Stated problem: Copy exactly, and only, the lines between the start of the entries below and the line containing "const seriesNames = ['DR", both inclusive. Omit pictures.

Rows from a dataset of charts and code:
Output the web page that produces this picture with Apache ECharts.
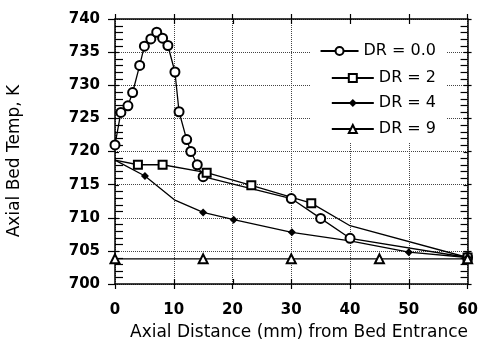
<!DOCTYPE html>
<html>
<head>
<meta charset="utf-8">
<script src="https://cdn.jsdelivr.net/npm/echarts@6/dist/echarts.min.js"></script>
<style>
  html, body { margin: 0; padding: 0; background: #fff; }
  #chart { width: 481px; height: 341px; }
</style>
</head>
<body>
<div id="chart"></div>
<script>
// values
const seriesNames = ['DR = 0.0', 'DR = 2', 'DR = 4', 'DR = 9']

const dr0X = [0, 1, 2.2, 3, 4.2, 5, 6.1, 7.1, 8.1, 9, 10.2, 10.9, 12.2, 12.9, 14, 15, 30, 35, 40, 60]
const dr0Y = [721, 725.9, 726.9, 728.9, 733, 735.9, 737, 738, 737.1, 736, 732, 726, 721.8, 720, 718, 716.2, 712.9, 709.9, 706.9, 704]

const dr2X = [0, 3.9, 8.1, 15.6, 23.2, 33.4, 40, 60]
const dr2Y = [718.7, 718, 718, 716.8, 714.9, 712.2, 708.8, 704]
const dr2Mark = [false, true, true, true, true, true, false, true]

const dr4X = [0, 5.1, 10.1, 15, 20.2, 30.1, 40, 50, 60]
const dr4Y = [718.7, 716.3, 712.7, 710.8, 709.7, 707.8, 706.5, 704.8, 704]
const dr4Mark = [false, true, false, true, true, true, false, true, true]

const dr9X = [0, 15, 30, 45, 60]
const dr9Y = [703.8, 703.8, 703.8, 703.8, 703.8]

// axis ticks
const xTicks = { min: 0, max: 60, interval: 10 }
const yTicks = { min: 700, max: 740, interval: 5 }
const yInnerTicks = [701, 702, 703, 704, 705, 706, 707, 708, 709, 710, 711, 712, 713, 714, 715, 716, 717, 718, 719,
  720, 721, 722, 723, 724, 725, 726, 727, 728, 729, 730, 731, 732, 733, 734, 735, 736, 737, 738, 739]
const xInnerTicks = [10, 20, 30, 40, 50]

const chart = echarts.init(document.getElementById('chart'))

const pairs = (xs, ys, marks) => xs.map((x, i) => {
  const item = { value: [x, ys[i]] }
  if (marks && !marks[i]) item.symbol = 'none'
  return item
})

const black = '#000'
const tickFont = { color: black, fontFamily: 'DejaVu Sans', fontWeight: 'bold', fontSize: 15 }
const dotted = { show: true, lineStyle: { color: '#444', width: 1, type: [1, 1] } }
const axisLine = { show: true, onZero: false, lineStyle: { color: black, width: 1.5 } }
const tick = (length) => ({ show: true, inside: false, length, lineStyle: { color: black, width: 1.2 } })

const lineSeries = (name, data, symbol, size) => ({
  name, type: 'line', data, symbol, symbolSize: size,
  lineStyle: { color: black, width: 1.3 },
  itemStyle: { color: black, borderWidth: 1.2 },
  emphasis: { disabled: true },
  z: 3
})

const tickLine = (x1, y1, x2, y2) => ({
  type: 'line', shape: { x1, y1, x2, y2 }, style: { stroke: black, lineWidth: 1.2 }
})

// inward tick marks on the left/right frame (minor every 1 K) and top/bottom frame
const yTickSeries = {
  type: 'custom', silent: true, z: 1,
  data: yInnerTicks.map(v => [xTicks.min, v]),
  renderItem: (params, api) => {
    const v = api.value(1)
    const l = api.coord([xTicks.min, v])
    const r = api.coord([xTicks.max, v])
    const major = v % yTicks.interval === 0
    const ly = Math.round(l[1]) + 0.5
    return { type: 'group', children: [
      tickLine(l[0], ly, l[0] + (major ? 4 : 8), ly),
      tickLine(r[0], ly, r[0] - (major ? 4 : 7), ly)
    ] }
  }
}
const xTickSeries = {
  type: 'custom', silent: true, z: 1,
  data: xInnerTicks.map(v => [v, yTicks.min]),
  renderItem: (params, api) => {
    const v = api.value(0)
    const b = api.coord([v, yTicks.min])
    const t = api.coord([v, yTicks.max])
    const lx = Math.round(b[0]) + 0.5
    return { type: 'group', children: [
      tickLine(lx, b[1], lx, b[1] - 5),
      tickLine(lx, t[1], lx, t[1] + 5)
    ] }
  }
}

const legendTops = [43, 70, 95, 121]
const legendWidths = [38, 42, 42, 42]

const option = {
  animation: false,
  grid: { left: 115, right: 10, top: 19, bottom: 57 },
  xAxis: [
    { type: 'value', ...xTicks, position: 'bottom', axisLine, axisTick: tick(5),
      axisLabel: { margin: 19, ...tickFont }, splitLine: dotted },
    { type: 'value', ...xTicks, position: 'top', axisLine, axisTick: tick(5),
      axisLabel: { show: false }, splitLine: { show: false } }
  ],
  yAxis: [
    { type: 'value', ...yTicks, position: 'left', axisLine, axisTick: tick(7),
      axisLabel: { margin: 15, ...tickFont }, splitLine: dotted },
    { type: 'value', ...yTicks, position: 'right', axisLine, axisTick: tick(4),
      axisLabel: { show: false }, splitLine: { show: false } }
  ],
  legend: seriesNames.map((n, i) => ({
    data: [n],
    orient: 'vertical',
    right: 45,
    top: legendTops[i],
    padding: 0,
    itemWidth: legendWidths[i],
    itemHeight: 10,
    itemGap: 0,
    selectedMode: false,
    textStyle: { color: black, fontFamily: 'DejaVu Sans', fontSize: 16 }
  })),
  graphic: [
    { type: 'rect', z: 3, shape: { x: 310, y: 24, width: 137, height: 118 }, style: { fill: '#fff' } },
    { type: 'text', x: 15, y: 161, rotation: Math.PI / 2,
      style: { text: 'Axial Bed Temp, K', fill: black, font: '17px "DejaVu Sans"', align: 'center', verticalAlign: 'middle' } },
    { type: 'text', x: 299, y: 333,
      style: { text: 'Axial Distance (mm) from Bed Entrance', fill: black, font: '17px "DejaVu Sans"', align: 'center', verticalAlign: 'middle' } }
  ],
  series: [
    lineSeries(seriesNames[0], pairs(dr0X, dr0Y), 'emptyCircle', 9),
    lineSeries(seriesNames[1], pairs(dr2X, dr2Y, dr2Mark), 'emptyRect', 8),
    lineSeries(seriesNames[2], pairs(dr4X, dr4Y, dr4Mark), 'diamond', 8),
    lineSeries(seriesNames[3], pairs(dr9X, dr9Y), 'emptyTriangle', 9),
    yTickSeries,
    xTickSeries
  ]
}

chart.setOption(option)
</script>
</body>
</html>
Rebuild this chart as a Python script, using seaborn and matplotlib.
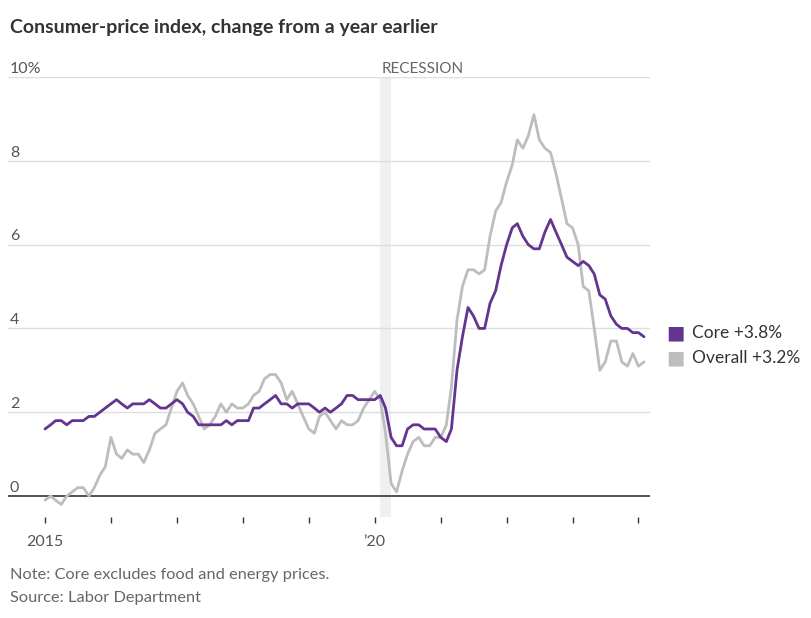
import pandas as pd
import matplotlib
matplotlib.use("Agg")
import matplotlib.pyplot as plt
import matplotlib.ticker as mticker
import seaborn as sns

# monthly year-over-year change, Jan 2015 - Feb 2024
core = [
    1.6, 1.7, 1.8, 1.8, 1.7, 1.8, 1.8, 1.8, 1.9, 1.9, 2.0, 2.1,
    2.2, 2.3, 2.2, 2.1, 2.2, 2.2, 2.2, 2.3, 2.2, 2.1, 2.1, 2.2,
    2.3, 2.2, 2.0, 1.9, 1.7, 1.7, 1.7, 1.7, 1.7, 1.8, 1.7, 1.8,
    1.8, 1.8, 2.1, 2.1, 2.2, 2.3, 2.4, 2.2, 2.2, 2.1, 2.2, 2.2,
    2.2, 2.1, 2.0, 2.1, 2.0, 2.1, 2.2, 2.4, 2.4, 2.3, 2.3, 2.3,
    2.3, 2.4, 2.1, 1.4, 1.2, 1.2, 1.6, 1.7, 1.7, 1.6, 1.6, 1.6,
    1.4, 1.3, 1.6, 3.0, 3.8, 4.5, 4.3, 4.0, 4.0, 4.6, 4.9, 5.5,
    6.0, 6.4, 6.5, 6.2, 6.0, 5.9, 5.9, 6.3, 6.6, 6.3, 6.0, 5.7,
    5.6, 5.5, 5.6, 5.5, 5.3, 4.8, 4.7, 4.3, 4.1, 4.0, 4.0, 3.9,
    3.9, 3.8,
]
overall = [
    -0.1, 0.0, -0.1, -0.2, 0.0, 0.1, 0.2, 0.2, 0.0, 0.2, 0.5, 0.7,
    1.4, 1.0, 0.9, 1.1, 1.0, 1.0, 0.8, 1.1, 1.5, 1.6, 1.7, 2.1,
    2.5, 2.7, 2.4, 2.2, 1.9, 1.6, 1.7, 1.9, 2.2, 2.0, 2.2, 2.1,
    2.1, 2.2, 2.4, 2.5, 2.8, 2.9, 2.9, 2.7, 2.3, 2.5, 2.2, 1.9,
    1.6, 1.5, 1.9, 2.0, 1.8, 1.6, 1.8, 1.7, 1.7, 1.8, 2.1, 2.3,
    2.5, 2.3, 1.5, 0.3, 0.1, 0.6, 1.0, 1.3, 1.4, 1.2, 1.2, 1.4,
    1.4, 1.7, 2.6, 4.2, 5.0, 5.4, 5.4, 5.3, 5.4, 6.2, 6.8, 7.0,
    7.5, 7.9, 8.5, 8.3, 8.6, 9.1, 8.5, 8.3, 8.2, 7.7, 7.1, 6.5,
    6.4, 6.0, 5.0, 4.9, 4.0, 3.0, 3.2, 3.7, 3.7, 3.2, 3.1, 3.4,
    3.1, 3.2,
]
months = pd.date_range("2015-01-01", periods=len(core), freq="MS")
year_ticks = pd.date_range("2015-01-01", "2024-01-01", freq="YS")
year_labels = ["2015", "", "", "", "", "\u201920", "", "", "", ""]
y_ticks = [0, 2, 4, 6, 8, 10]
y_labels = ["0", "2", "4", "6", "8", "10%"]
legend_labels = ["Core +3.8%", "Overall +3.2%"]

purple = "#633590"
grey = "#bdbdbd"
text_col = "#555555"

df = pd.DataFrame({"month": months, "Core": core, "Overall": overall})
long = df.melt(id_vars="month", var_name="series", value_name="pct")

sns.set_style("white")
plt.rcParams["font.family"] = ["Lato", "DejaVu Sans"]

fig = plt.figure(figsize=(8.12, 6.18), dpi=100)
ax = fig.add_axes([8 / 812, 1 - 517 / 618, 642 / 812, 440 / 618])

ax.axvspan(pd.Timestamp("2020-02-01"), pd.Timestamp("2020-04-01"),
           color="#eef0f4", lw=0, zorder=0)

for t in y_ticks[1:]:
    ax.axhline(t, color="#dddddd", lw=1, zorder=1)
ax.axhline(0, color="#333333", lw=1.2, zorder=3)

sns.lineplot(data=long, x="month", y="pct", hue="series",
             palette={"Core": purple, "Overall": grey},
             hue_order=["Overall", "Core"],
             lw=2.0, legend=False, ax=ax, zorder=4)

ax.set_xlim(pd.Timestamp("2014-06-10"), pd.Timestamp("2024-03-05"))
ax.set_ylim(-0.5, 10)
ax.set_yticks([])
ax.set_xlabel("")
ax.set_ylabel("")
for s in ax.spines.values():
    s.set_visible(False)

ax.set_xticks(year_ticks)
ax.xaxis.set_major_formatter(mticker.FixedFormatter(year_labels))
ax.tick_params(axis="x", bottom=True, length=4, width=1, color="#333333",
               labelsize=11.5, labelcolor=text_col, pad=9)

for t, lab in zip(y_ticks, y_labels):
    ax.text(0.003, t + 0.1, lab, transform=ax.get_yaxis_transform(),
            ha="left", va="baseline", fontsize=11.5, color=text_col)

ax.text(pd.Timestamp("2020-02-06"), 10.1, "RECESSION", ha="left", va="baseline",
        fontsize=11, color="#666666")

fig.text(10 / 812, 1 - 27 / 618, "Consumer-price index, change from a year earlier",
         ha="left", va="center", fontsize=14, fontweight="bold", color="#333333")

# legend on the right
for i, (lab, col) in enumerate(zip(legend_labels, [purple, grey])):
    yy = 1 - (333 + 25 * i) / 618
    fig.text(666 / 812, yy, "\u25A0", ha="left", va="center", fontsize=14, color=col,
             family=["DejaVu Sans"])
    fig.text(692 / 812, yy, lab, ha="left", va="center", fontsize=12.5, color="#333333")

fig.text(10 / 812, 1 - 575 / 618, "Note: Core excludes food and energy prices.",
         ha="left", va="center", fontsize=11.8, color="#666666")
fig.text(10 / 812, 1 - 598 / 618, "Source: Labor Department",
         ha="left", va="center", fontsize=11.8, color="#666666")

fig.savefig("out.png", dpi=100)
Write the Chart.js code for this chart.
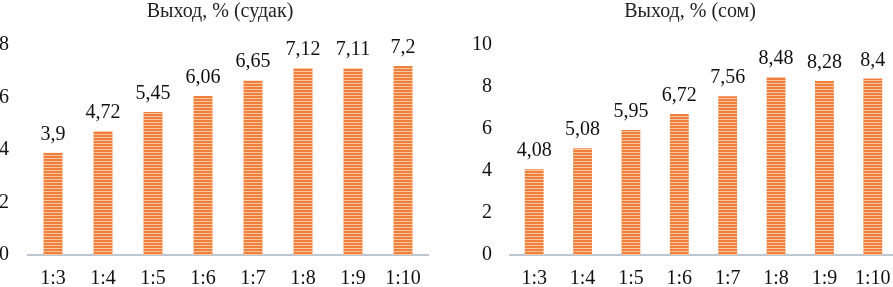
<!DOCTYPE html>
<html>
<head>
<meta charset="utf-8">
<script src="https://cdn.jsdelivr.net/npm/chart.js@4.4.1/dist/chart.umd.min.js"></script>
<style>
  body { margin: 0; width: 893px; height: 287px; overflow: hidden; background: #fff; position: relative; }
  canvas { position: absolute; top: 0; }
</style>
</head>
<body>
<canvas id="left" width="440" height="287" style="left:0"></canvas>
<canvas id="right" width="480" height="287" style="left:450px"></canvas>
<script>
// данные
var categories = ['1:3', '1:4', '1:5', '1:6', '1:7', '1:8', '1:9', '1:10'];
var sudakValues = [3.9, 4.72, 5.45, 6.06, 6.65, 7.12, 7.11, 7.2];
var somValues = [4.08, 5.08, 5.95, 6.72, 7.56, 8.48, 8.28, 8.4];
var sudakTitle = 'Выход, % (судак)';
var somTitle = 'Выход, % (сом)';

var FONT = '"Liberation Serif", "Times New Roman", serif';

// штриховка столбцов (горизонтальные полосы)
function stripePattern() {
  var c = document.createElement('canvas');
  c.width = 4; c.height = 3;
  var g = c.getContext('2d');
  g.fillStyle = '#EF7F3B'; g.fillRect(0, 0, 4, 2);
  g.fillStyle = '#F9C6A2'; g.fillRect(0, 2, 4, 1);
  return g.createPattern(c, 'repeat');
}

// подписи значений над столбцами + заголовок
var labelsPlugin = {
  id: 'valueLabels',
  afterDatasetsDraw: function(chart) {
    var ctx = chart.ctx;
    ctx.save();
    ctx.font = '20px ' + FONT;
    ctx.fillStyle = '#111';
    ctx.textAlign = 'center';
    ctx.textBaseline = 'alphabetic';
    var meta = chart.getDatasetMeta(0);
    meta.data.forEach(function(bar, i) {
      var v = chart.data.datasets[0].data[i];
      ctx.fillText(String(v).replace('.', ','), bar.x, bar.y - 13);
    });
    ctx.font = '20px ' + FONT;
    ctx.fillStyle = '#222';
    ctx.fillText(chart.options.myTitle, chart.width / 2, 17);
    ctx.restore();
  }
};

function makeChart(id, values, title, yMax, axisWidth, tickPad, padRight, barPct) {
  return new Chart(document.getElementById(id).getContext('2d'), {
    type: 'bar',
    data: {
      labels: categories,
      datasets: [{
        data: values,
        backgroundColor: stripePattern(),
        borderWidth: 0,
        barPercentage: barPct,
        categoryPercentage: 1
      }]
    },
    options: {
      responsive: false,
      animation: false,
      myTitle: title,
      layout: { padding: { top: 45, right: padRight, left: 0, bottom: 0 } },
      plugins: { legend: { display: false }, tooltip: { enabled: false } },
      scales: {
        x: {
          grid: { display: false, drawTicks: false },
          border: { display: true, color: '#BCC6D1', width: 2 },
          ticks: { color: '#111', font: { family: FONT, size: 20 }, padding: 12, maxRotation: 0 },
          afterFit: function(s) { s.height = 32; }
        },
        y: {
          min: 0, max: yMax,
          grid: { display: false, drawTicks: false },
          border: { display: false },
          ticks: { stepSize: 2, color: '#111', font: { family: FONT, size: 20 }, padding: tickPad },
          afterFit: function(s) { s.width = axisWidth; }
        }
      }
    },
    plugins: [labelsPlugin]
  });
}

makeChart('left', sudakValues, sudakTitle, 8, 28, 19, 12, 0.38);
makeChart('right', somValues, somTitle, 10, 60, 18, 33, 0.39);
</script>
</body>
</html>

Reply:
Output the web page that produces this picture with Apache ECharts.
<!DOCTYPE html>
<html>
<head>
<meta charset="utf-8">
<script src="https://cdn.jsdelivr.net/npm/echarts@6/dist/echarts.min.js"></script>
<style>
  html, body { margin: 0; padding: 0; background: #fff; }
  #chart { width: 481px; height: 341px; }
</style>
</head>
<body>
<div id="chart"></div>
<script>
// values
const seriesNames = ['DR = 0.0', 'DR = 2', 'DR = 4', 'DR = 9']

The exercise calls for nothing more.